The first semifinal game of the FIFA Women's World Cup tournament in Canada will feature a showdown between the top two ranked football teams in the world -- Germany and the United States.
The top-seeded Germans and the second-seeded Americans will square off Tuesday evening (7pm ET) at Olympic Stadium in Montreal, with each team bidding for its third World Cup championship. Germany won in 2003 and 2007, while the U.S. did so in 1991 and 1999.
They enter Tuesday's match armed with two of the best goalies in the game, Germany's Nadine Angerer and the United States' Hope Solo.
Angerer, a former FIFA Player of the Year, allowed no goals during Germany's march to the 2007 World Cup championship. She has nine saves in this year's tournament, with Germany allowing three goals.

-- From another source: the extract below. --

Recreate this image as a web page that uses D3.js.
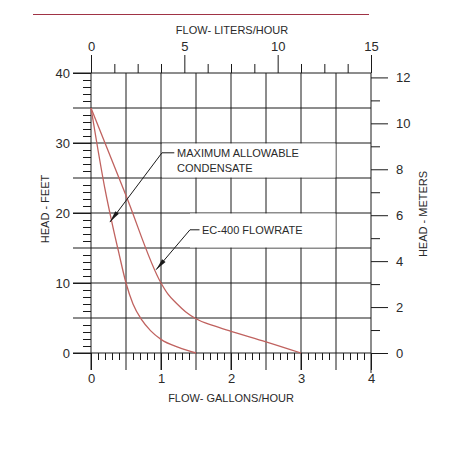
<!DOCTYPE html>
<html>
<head>
<meta charset="utf-8">
<script src="https://cdn.jsdelivr.net/npm/d3@7"></script>
<style>
  body { margin: 0; background: #fff; }
  text { font-family: "Liberation Sans", Arial, sans-serif; fill: #2a2a2a; }
</style>
</head>
<body>
<script>
// curve data (flow in gallons/hour, head in feet)
const ecGal = [0, 0.5, 1, 1.1, 1.22, 1.35, 1.5, 1.75, 2, 2.5, 3];
const ecFt  = [35, 22.5, 10, 8.4, 7.1, 5.9, 4.9, 3.9, 3.1, 1.6, 0];

const maxGal = [0, 0.1, 0.2, 0.3, 0.4, 0.5, 0.6, 0.72, 0.85, 1, 1.25, 1.5];
const maxFt  = [35, 29, 23.4, 18.6, 14.2, 10, 7.0, 4.8, 3.2, 1.95, 0.8, 0];

// tick values
const galLabels = [0, 1, 2, 3, 4];
const literLabels = [0, 5, 10, 15];
const feetLabels = [0, 10, 20, 30, 40];
const meterLabels = [0, 2, 4, 6, 8, 10, 12];

const width = 450,
      height = 450;

const x = d3.scaleLinear().domain([0, 4]).range([91, 371]);
const xL = d3.scaleLinear().domain([0, 15]).range([91, 371]);
const y = d3.scaleLinear().domain([0, 40]).range([353, 73]);
const yM = d3.scaleLinear().domain([0, 40 * 0.3048]).range([353, 73]);

const svg = d3.select("body")
    .append("svg")
    .attr("width", width)
    .attr("height", height);

// red rule at top
svg.append("line")
    .attr("x1", 33).attr("x2", 369)
    .attr("y1", 14.5).attr("y2", 14.5)
    .attr("stroke", "#a03345")
    .attr("stroke-width", 1.2);

const ink = "#1a1a1a";

// grid
svg.append("g")
    .selectAll("line")
    .data(d3.range(0, 40.1, 5))
    .enter().append("line")
    .attr("x1", 73).attr("x2", 371)
    .attr("y1", d => y(d)).attr("y2", d => y(d))
    .attr("stroke", ink).attr("stroke-width", 1);

svg.append("g")
    .selectAll("line")
    .data(d3.range(0, 4.01, 0.5))
    .enter().append("line")
    .attr("x1", d => x(d)).attr("x2", d => x(d))
    .attr("y1", 73).attr("y2", d => d === 4 ? 373 : 370)
    .attr("stroke", ink).attr("stroke-width", 1);

// white boxes behind the labels
svg.append("rect")
    .attr("x", x(1.014)).attr("width", x(3.5) - x(1.014) - 0.5)
    .attr("y", y(30) + 0.5).attr("height", y(25) - y(30) - 1)
    .attr("fill", "#fff");
svg.append("rect")
    .attr("x", x(1.414)).attr("width", x(3.5) - x(1.414) - 0.5)
    .attr("y", y(20) + 0.5).attr("height", y(15) - y(20) - 1)
    .attr("fill", "#fff");

function styleAxis(g) {
  g.select(".domain").remove();
  g.selectAll(".tick line").attr("stroke", ink);
  g.selectAll("text")
    .style("font-size", "13px")
    .style("font-family", "Liberation Sans, Arial, sans-serif")
    .attr("fill", "#2a2a2a");
}

// top axis (liters/hour)
svg.append("g")
    .attr("transform", "translate(0,73)")
    .call(d3.axisTop(xL).tickValues(literLabels).tickSize(18).tickPadding(4))
    .call(styleAxis);
svg.append("g")
    .attr("transform", "translate(0,73)")
    .call(d3.axisTop(xL).tickValues(d3.range(0, 15.01, 1.25).filter(d => d % 5 !== 0))
      .tickSize(9).tickFormat(""))
    .call(styleAxis);

// bottom axis (gallons/hour)
svg.append("g")
    .attr("transform", "translate(0,353)")
    .call(d3.axisBottom(x).tickValues(galLabels).tickSize(17).tickPadding(4).tickFormat(d3.format("d")))
    .call(styleAxis);
svg.append("g")
    .attr("transform", "translate(0,353)")
    .call(d3.axisBottom(x).tickValues(d3.range(0, 40).map(d => d / 10).filter(d => Math.round(d * 10) % 5 !== 0))
      .tickSize(7).tickFormat(""))
    .call(styleAxis);

// left axis (feet)
svg.append("g")
    .attr("transform", "translate(91,0)")
    .call(d3.axisLeft(y).tickValues(feetLabels).tickSize(18).tickPadding(3))
    .call(styleAxis);
svg.append("g")
    .attr("transform", "translate(91,0)")
    .call(d3.axisLeft(y).tickValues(d3.range(0, 40).filter(d => d % 5 !== 0))
      .tickSize(8).tickFormat(""))
    .call(styleAxis);

// right axis (meters)
svg.append("g")
    .attr("transform", "translate(371,0)")
    .call(d3.axisRight(yM).tickValues(meterLabels).tickSize(17).tickPadding(8))
    .call(styleAxis);
svg.append("g")
    .attr("transform", "translate(371,0)")
    .call(d3.axisRight(yM).tickValues([1, 3, 5, 7, 9, 11]).tickSize(9).tickFormat(""))
    .call(styleAxis);

// curves
const line = d3.line()
    .x(d => x(d[0]))
    .y(d => y(d[1]))
    .curve(d3.curveMonotoneX);

svg.append("path")
    .datum(d3.zip(maxGal, maxFt))
    .attr("d", line)
    .attr("fill", "none")
    .attr("stroke", "#c0625f")
    .attr("stroke-width", 1.3);

svg.append("path")
    .datum(d3.zip(ecGal, ecFt))
    .attr("d", line)
    .attr("fill", "none")
    .attr("stroke", "#c0625f")
    .attr("stroke-width", 1.3);

// leader lines with arrowheads
const leaders = [
  { tip: [0.27, 18.7], corner: [1.014, 28.6], end: 1.19, text: ["MAXIMUM ALLOWABLE", "CONDENSATE"], tx: 1.23 },
  { tip: [0.93, 11.9], corner: [1.414, 17.6], end: 1.55, text: ["EC-400 FLOWRATE"], tx: 1.586 }
];

leaders.forEach(l => {
  const tx = x(l.tip[0]), ty = y(l.tip[1]);
  const cx = x(l.corner[0]), cy = y(l.corner[1]);
  svg.append("polyline")
      .attr("points", [[x(l.end), cy], [cx, cy], [tx, ty]].map(p => p.join(",")).join(" "))
      .attr("fill", "none")
      .attr("stroke", ink)
      .attr("stroke-width", 1);
  const ang = Math.atan2(cy - ty, cx - tx);
  const len = 12, w = 2.2;
  const bx = tx + len * Math.cos(ang), by = ty + len * Math.sin(ang);
  const px = -Math.sin(ang) * w, py = Math.cos(ang) * w;
  svg.append("polygon")
      .attr("points", [[tx, ty], [bx + px, by + py], [bx - px, by - py]].map(p => p.join(",")).join(" "))
      .attr("fill", ink);
  l.text.forEach((t, i) => {
    svg.append("text")
        .attr("x", x(l.tx))
        .attr("y", cy + 4 + i * 15)
        .style("font-size", "11px")
        .text(t);
  });
});

// axis titles
svg.append("text")
    .attr("x", 232).attr("y", 34)
    .attr("text-anchor", "middle")
    .style("font-size", "11px")
    .text("FLOW- LITERS/HOUR");

svg.append("text")
    .attr("x", 231).attr("y", 402)
    .attr("text-anchor", "middle")
    .style("font-size", "11px")
    .text("FLOW- GALLONS/HOUR");

svg.append("text")
    .attr("transform", "translate(49,209) rotate(-90)")
    .attr("text-anchor", "middle")
    .style("font-size", "11px")
    .text("HEAD - FEET");

svg.append("text")
    .attr("transform", "translate(427,214) rotate(-90)")
    .attr("text-anchor", "middle")
    .style("font-size", "11px")
    .text("HEAD - METERS");
</script>
</body>
</html>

Solo has been nearly perfect. She has allowed only one goal in five games, which came in the first half of the group-stage opener against Australia. She has since posted four straight shutouts, including a 1-0 win over No. 16 China in the quarterfinals, and leads all goalkeepers at the World Cup with 11 saves.
`World Class' Goalie
"Hope's absolutely world class," U.S. midfielder Heather O'Reilly said. "We're proud of her for that accomplishment. I know she has a big one in mind, and that's to win the World Cup."
Solo is part of a stingy U.S. defense that has yielded 13 shots on goal in the tournament and no goals in 423 straight minutes. That unit will try to stop a German squad that has scored a World Cup-best 20 goals - though 10 came in one game - and is averaging 12 shots on goal per match.

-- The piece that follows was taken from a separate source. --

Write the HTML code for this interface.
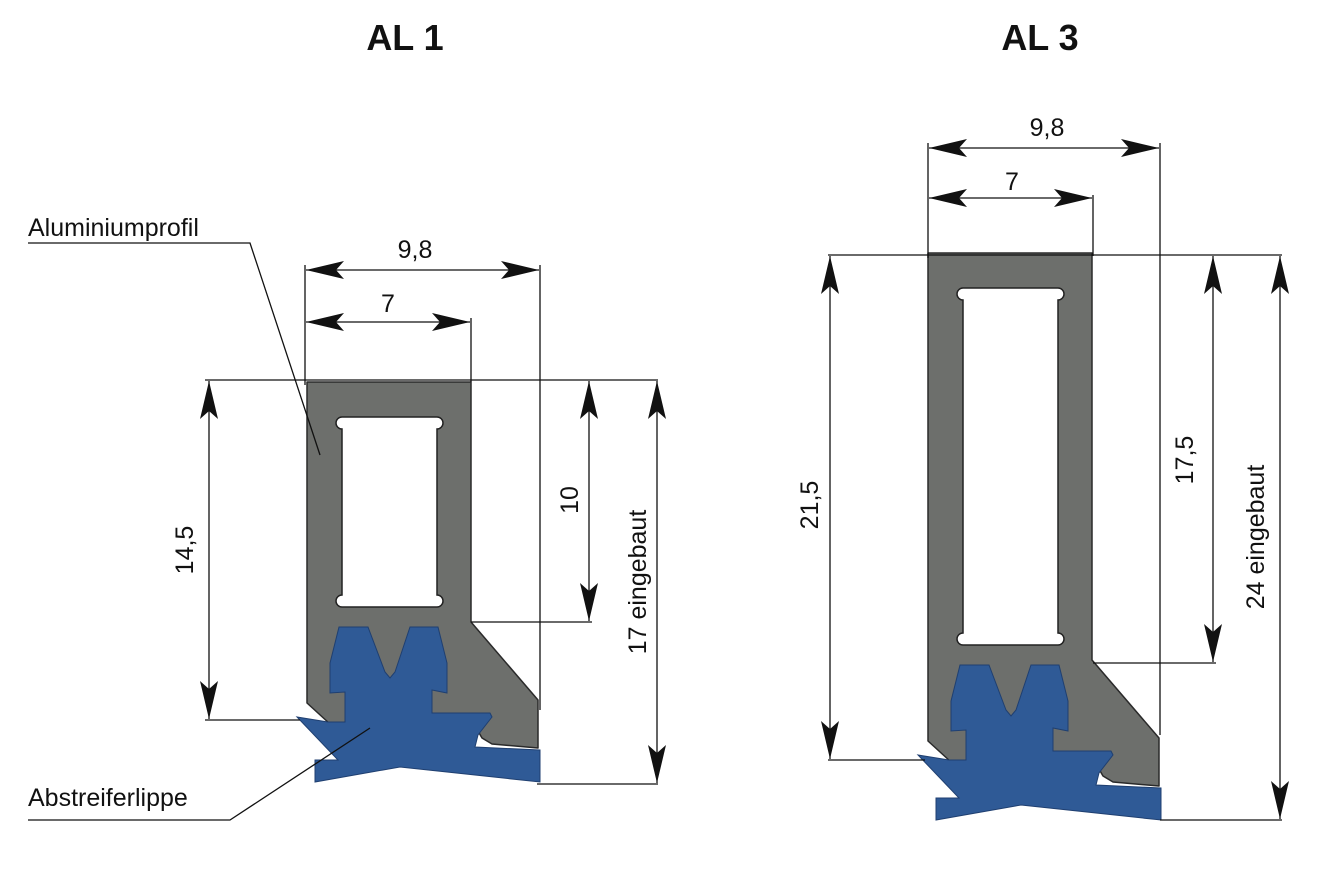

U.S. striker Alex Morgan described Tuesday's game against Germany as "almost" like a World Cup final.
"It's the number one and the number two team," Morgan said. "Germany has had a great run in this tournament. We've done pretty well and have been continuing to get better and better. It's going to be a great game for the fans. We've been watching Germany this tournament a lot, knowing that we could well meet them in the semi-final, and the day has come, tomorrow, and we'll be ready."

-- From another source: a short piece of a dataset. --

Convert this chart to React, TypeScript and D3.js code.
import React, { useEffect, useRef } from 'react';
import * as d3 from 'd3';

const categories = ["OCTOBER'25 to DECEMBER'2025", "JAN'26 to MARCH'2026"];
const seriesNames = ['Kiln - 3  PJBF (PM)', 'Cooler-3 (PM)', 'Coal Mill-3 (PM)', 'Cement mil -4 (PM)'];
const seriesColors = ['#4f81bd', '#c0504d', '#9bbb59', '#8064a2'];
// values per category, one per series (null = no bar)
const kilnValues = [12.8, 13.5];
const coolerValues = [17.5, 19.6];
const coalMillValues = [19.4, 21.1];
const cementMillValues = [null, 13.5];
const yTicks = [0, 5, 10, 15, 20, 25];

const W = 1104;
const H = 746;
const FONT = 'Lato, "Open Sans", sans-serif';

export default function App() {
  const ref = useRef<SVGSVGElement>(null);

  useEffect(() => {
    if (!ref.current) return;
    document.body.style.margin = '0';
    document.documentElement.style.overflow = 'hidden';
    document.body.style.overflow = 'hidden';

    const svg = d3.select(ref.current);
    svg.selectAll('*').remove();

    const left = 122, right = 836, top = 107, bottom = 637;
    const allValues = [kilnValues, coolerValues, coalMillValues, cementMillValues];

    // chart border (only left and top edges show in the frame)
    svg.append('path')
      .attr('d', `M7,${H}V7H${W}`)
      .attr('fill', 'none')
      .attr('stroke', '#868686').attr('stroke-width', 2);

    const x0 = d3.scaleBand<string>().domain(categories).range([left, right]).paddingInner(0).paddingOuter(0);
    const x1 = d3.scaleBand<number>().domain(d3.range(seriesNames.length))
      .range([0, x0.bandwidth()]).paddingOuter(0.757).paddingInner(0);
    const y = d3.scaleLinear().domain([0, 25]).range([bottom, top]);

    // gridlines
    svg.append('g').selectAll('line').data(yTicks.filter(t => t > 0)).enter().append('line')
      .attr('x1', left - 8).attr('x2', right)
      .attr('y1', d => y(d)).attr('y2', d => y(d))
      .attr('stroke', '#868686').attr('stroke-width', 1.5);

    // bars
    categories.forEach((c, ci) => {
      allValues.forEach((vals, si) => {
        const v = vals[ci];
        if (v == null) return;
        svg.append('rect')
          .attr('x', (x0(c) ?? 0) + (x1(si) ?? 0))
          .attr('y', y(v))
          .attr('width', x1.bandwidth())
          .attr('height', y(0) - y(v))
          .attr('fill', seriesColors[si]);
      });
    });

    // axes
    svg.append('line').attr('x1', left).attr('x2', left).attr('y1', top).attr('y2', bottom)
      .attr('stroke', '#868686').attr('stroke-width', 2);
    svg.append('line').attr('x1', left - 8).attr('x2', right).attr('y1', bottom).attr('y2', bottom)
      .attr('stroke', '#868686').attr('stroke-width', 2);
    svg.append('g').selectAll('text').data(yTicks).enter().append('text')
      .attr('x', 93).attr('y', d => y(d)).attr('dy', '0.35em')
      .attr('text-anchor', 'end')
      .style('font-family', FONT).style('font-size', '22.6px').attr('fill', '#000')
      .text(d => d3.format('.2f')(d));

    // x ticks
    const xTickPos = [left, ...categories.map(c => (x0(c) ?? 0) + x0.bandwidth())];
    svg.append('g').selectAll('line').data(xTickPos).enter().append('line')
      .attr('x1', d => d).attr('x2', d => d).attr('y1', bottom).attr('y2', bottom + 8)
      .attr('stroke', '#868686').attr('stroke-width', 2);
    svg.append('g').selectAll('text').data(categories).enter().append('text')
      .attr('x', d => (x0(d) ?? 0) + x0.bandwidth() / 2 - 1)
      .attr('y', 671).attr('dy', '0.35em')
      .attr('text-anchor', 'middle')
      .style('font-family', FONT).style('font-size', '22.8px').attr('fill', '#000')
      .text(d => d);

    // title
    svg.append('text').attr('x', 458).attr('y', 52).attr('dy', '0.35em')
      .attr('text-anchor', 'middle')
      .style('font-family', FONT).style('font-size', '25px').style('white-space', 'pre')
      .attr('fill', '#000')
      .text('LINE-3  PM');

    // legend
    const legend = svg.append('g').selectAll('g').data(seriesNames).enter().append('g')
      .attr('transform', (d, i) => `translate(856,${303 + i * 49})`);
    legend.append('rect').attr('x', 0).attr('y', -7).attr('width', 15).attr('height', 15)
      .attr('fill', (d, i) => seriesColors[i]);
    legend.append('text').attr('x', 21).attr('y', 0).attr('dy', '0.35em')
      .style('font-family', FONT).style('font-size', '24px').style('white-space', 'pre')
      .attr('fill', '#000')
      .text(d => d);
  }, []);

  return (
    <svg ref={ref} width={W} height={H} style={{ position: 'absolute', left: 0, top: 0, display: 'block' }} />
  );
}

Germany, which is seeking to duplicate the feats of its men's team that won the World Cup in Brazil last year, is coming off a thrilling 5-4 penalty kick shootout victory against third-ranked France in the quarterfinals.
The U.S. and Germany have met on three previous occasions in World Cup play (the 1991 semifinal, 1999 quarterfinal and 2003 semifinal), with the winner of each game going on to win the tournament that year.
U.S. coach Jill Ellis described Germany as a "tremendous" team.
"It's going to be a physical battle on the ground and in the air," Ellis said. "It's been a good test for our players to come through against Nigeria and Sweden and teams like this to be prepared for tomorrow. It's a team that's powerful, they're competitive and combative, a team with a lot of personalities. They're a good team in every line."
In the other semifinal game on Wednesday, defending-champion and fourth-seeded Japan will take on sixth-seeded England in Edmonton.
The winners of the two semifinal games will clash in Vancouver on Sunday for the 2015 women's World Cup championship.